About Guide Falls
Guide Falls was one of the more satisfying waterfalls that we encountered in Tasmania. Not only was this an easy waterfall on the eyes with its wide block shape as the Guide River fell around 25m (probably closer to 35m counting the upper drop) over an imposing basalt face, but it was also very easy to experience. That ease of viewing came in handy when we visited this waterfall in early December 2017 when the same storm system that had been pummeling Victoria was also raining buckets in northwestern Tassie. And yet, we were still able to have a successful visit seeing the falls from its top as well as from its bottom. When we first came to this waterfall back in late November 2006 under much drier conditions, the falls had significantly lower flow. Nevertheless, it was still easy on the eyes with its segmented characteristic while even producing a faint rainbow in its mist.
Each time Julie and I had visited Guide Falls, we started from the upper car park (see directions below). From there, it was a short 50m walk to a pair of lookouts right at the top of the waterfall. The lookout on the far left side peered right down over the main drop into the knife-like head of the gorge with the upper drop also tumbling in profile from immediately upstream. With the rain coming down hard, the downward viewing angle allowed the umbrella and the lens hood to minimize the amount of rain punishing the DSLR camera.
As we then walked over to the other lookout, we managed to get the familiar and very pleasing frontal view of the two-tiered block waterfall. Again, with the downward viewing angle, we were still able to successfully capture the experience despite the heavy rain. This was where the photo you see at the top of this page was taken from. Anyways, after having our fill of the falls from this spot, we then walked roughly 80m down some steep set of steps to the banks of the Guide River. Then, we were able to walk along the riverbank upstream (being careful due to the slippery footing) to get up to the imposing wall of water from the main drop while also getting a better appreciation of the columnar basalt texture of the cliffs that gave rise to the Guide Falls.

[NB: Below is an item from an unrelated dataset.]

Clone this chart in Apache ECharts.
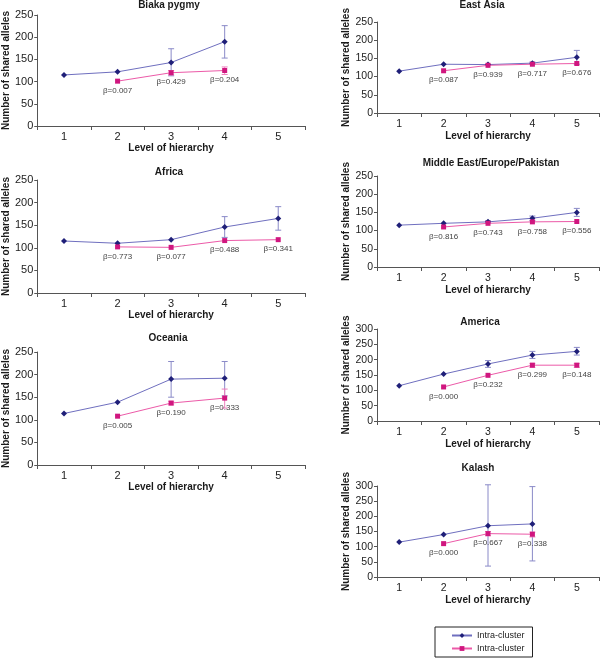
<!DOCTYPE html>
<html><head><meta charset="utf-8">
<script src="https://cdn.jsdelivr.net/npm/echarts@6/dist/echarts.min.js"></script>
<style>html,body{margin:0;padding:0;background:#fff}#c{width:600px;height:660px}</style>
</head><body><div id="c"></div>
<script>
const levels = ['1','2','3','4','5'];
const legendNames = ['Intra-cluster', 'Intra-cluster'];

// Biaka pygmy
const biakaIntra = [115,122,143,190,null];
const biakaIntraLow = [null,null,113,153,null];
const biakaIntraHigh = [null,null,174,226,null];
const biakaInter = [null,101,120,125,null];
const biakaInterLow = [null,null,115,116,null];
const biakaInterHigh = [null,null,125,133,null];
const biakaBeta = ['','0.007','0.429','0.204',''];
// Africa
const africaIntra = [115,110,118,146,165];
const africaIntraLow = [null,null,null,123,139];
const africaIntraHigh = [null,null,null,169,191];
const africaInter = [null,102,101,116,118];
const africaInterLow = [null,null,null,null,null];
const africaInterHigh = [null,null,null,null,null];
const africaBeta = ['','0.773','0.077','0.488','0.341'];
// Oceania
const oceaniaIntra = [114,139,190,192,null];
const oceaniaIntraLow = [null,null,150,153,null];
const oceaniaIntraHigh = [null,null,229,229,null];
const oceaniaInter = [null,108,137,148,null];
const oceaniaInterLow = [null,null,133,126,null];
const oceaniaInterHigh = [null,null,141,168,null];
const oceaniaBeta = ['','0.005','0.190','0.333',''];
// East Asia
const eastAsiaIntra = [115,134,133,137,153];
const eastAsiaIntraLow = [null,null,null,134,134];
const eastAsiaIntraHigh = [null,null,null,140,172];
const eastAsiaInter = [null,116,131,134,136];
const eastAsiaInterLow = [null,null,null,null,null];
const eastAsiaInterHigh = [null,null,null,null,null];
const eastAsiaBeta = ['','0.087','0.939','0.717','0.676'];
// Middle East/Europe/Pakistan
const meIntra = [115,120,124,134,150];
const meIntraLow = [null,null,121,128,139];
const meIntraHigh = [null,null,127,140,161];
const meInter = [null,110,120,124,125];
const meInterLow = [null,null,null,null,null];
const meInterHigh = [null,null,null,null,null];
const meBeta = ['','0.816','0.743','0.758','0.556'];
// America
const americaIntra = [115,153,186,215,227];
const americaIntraLow = [null,null,175,204,215];
const americaIntraHigh = [null,null,197,227,240];
const americaInter = [null,111,149,182,182];
const americaInterLow = [null,null,null,175,175];
const americaInterHigh = [null,null,null,188,188];
const americaBeta = ['','0.000','0.232','0.299','0.148'];
// Kalash
const kalashIntra = [115,140,169,175,null];
const kalashIntraLow = [null,null,36,53,null];
const kalashIntraHigh = [null,null,304,298,null];
const kalashInter = [null,110,143,141,null];
const kalashInterLow = [null,null,136,132,null];
const kalashInterHigh = [null,null,150,148,null];
const kalashBeta = ['','0.000','0.667','0.338',''];

const panels = [
  {title:'Biaka pygmy', intra:biakaIntra, iLo:biakaIntraLow, iHi:biakaIntraHigh, inter:biakaInter, eLo:biakaInterLow, eHi:biakaInterHigh, beta:biakaBeta, ymax:250},
  {title:'Africa', intra:africaIntra, iLo:africaIntraLow, iHi:africaIntraHigh, inter:africaInter, eLo:africaInterLow, eHi:africaInterHigh, beta:africaBeta, ymax:250},
  {title:'Oceania', intra:oceaniaIntra, iLo:oceaniaIntraLow, iHi:oceaniaIntraHigh, inter:oceaniaInter, eLo:oceaniaInterLow, eHi:oceaniaInterHigh, beta:oceaniaBeta, ymax:250},
  {title:'East Asia', intra:eastAsiaIntra, iLo:eastAsiaIntraLow, iHi:eastAsiaIntraHigh, inter:eastAsiaInter, eLo:eastAsiaInterLow, eHi:eastAsiaInterHigh, beta:eastAsiaBeta, ymax:250},
  {title:'Middle East/Europe/Pakistan', intra:meIntra, iLo:meIntraLow, iHi:meIntraHigh, inter:meInter, eLo:meInterLow, eHi:meInterHigh, beta:meBeta, ymax:250},
  {title:'America', intra:americaIntra, iLo:americaIntraLow, iHi:americaIntraHigh, inter:americaInter, eLo:americaInterLow, eHi:americaInterHigh, beta:americaBeta, ymax:300},
  {title:'Kalash', intra:kalashIntra, iLo:kalashIntraLow, iHi:kalashIntraHigh, inter:kalashInter, eLo:kalashInterLow, eHi:kalashInterHigh, beta:kalashBeta, ymax:300}
];

// layout (pixels)
const layout = [
  {left:33, top:15, width:272, height:111, tx:169, ty:0, col:0},
  {left:33, top:180, width:272, height:113, tx:169, ty:167, col:0},
  {left:33, top:352, width:272, height:113, tx:168, ty:333, col:0},
  {left:377, top:22, width:222, height:91, tx:482, ty:0, col:1},
  {left:377, top:176, width:222, height:91, tx:491, ty:158, col:1},
  {left:377, top:329, width:222, height:92, tx:480, ty:317, col:1},
  {left:377, top:486, width:222, height:91, tx:478, ty:463, col:1}
];

const FONT = '"Liberation Sans", Arial, sans-serif';
const navyLine = '#6f6fbf', navyMark = '#1f1f78', navyErr = '#8a8ac8';
const pinkLine = '#ec5aa8', pinkMark = '#d0167f', pinkErr = '#ee7fbd';

function errData(lo, hi) {
  const out = [];
  levels.forEach((_, i) => { if (lo[i] != null && hi[i] != null) out.push([i, lo[i], hi[i]]); });
  return out;
}
function errSeries(idx, data, color) {
  return {
    type:'custom', xAxisIndex:idx, yAxisIndex:idx, data:data, z:3, silent:true,
    encode:{x:0, y:[1,2]},
    renderItem(params, api) {
      const x = api.value(0);
      const a = api.coord([x, api.value(1)]);
      const b = api.coord([x, api.value(2)]);
      const hw = 3;
      const st = {stroke:color, lineWidth:1};
      return {type:'group', children:[
        {type:'line', shape:{x1:a[0], y1:a[1], x2:b[0], y2:b[1]}, style:st},
        {type:'line', shape:{x1:a[0]-hw, y1:a[1], x2:a[0]+hw, y2:a[1]}, style:st},
        {type:'line', shape:{x1:b[0]-hw, y1:b[1], x2:b[0]+hw, y2:b[1]}, style:st}
      ]};
    }
  };
}

const grid = [], xAxis = [], yAxis = [], series = [], title = [];
panels.forEach((p, i) => {
  const L = layout[i];
  const left = L.col === 0;
  const tickFs = left ? 11 : 10.5;
  grid.push({left:L.left, top:L.top, width:L.width, height:L.height});
  title.push({text:p.title, left:L.tx, top:L.ty, textAlign:'center', padding:0,
    textStyle:{fontFamily:FONT, fontSize:10, fontWeight:'bold', color:'#1a1a1a'}});
  xAxis.push({type:'category', gridIndex:i, data:levels, boundaryGap:true,
    axisLine:{lineStyle:{color:'#555', width:1}},
    axisTick:{show:true, length:4, lineStyle:{color:'#555'}},
    axisLabel:{fontFamily:FONT, fontSize:tickFs, color:'#222', margin:left ? 5 : 6},
    name:'Level of hierarchy', nameLocation:'middle', nameGap:left ? 16 : 17,
    nameTextStyle:{fontFamily:FONT, fontSize:10, fontWeight:'bold', color:'#1a1a1a'},
    splitLine:{show:false}});
  yAxis.push({type:'value', gridIndex:i, min:0, max:p.ymax, interval:50,
    axisLine:{show:true, lineStyle:{color:'#555', width:1}},
    axisTick:{show:true, length:3, lineStyle:{color:'#555'}},
    axisLabel:{fontFamily:FONT, fontSize:tickFs, color:'#222', margin:4},
    splitLine:{show:false},
    name:'Number of shared alleles', nameLocation:'middle', nameGap:left ? 21 : 22, nameRotate:90,
    nameTextStyle:{fontFamily:FONT, fontSize:10, fontWeight:'bold', color:'#1a1a1a'}});
  series.push(errSeries(i, errData(p.iLo, p.iHi), navyErr));
  series.push(errSeries(i, errData(p.eLo, p.eHi), pinkErr));
  series.push({type:'line', name:legendNames[0], xAxisIndex:i, yAxisIndex:i, data:p.intra,
    symbol:'diamond', symbolSize:6, z:4,
    lineStyle:{color:navyLine, width:1}, itemStyle:{color:navyMark}, connectNulls:false});
  series.push({type:'line', name:legendNames[1] + ' ', xAxisIndex:i, yAxisIndex:i, data:p.inter,
    symbol:'rect', symbolSize:5, z:4,
    lineStyle:{color:pinkLine, width:1}, itemStyle:{color:pinkMark}, connectNulls:false,
    label:{show:true, position:'bottom', distance:3, fontFamily:FONT, fontSize:8, color:'#444',
      formatter:(q) => p.beta[q.dataIndex] ? '\u03b2=' + p.beta[q.dataIndex] : ''}});
});

const chart = echarts.init(document.getElementById('c'), null, {renderer:'canvas'});
chart.setOption({
  animation:false,
  backgroundColor:'#fff',
  title:title, grid:grid, xAxis:xAxis, yAxis:yAxis, series:series,
  legend:{data:[legendNames[0], legendNames[1] + ' '], orient:'vertical', left:435, top:627,
    borderColor:'#222', borderWidth:1, padding:[4,8,4,16], itemGap:4, itemWidth:20, itemHeight:6,
    itemTextGap:7,
    formatter:(n) => n.trim(),
    textStyle:{fontFamily:FONT, fontSize:9, color:'#222'}}
});
</script></body></html>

Once we had our fill of this spot, we then headed back up to complete the excursion. Of course, we also could have done this excursion to or from the lower car park, which would involve hiking all along the Guide River over a 320m track. Further downstream of the steps connecting with the upper car park, there was at least one intermediate waterfall as well as some wildflowers in bloom that we checked out. Since there was a picnic area and toilet facility at the lower car park, I’d imagine that approach would be the more popular way to go.
From the Bass Highway (Hwy 1) and Mount Street (B18) intersection at the southern end of the Burnie CBD, we drove south on Mount St / Ridgley Highway (B18) for just under 14km to the turnoff for the West Ridgley Road (C104) on our right. This turnoff was just south of the main part of Ridgley. Then, we drove about 2.3km on the West Ridgley Rd to the signed turnoff on our left (just before the bridge over the Guide River; not following the sign for the Alpaca Farm as that wasn’t the purpose of this visit).
After leaving the West Ridgley Road (C104), the Guide Falls Lower Car Park was about 200m further down the access road on our right. However, we continued driving up the hill another 400m to the upper car park, where there was also room to park and even have a picnic under better weather conditions.
Overall, this 17km drive took us about 25 minutes.
From Cradle Mountain, we took the Cradle Mountain Rd north to Belvoir Rd (C132), then turned left and followed Belvoir Rd (C132) for about 26km to the Murchison Hwy (A10). We then turned right onto the Murchison Hwy (A10) and drove for about 16.5km before leaving the A10 and keeping right to go onto the Ridgley Hwy (B23). After about 40km on the Ridgley Hwy (B23), we then followed the sign to turn left onto West Ridgley Rd (C104; right before the town of Ridgley). Then, we followed the directions as above to the Guide Falls car parks.
Overall, this drive took us about 1 hour and 15 minutes.
To provide you with some geographical context, Cradle Mountain was about 111km (over 90 minutes drive) north of Queenstown, 101km (about 75 minutes drive) south of Burnie, 78km (about 75 minutes drive) southwest of Devonport, 93km (about 90 minutes drive) west of Deloraine, 157km (about 2.5 hours drive) west of Launceston, and 319km (4 hours drive) northwest of Hobart.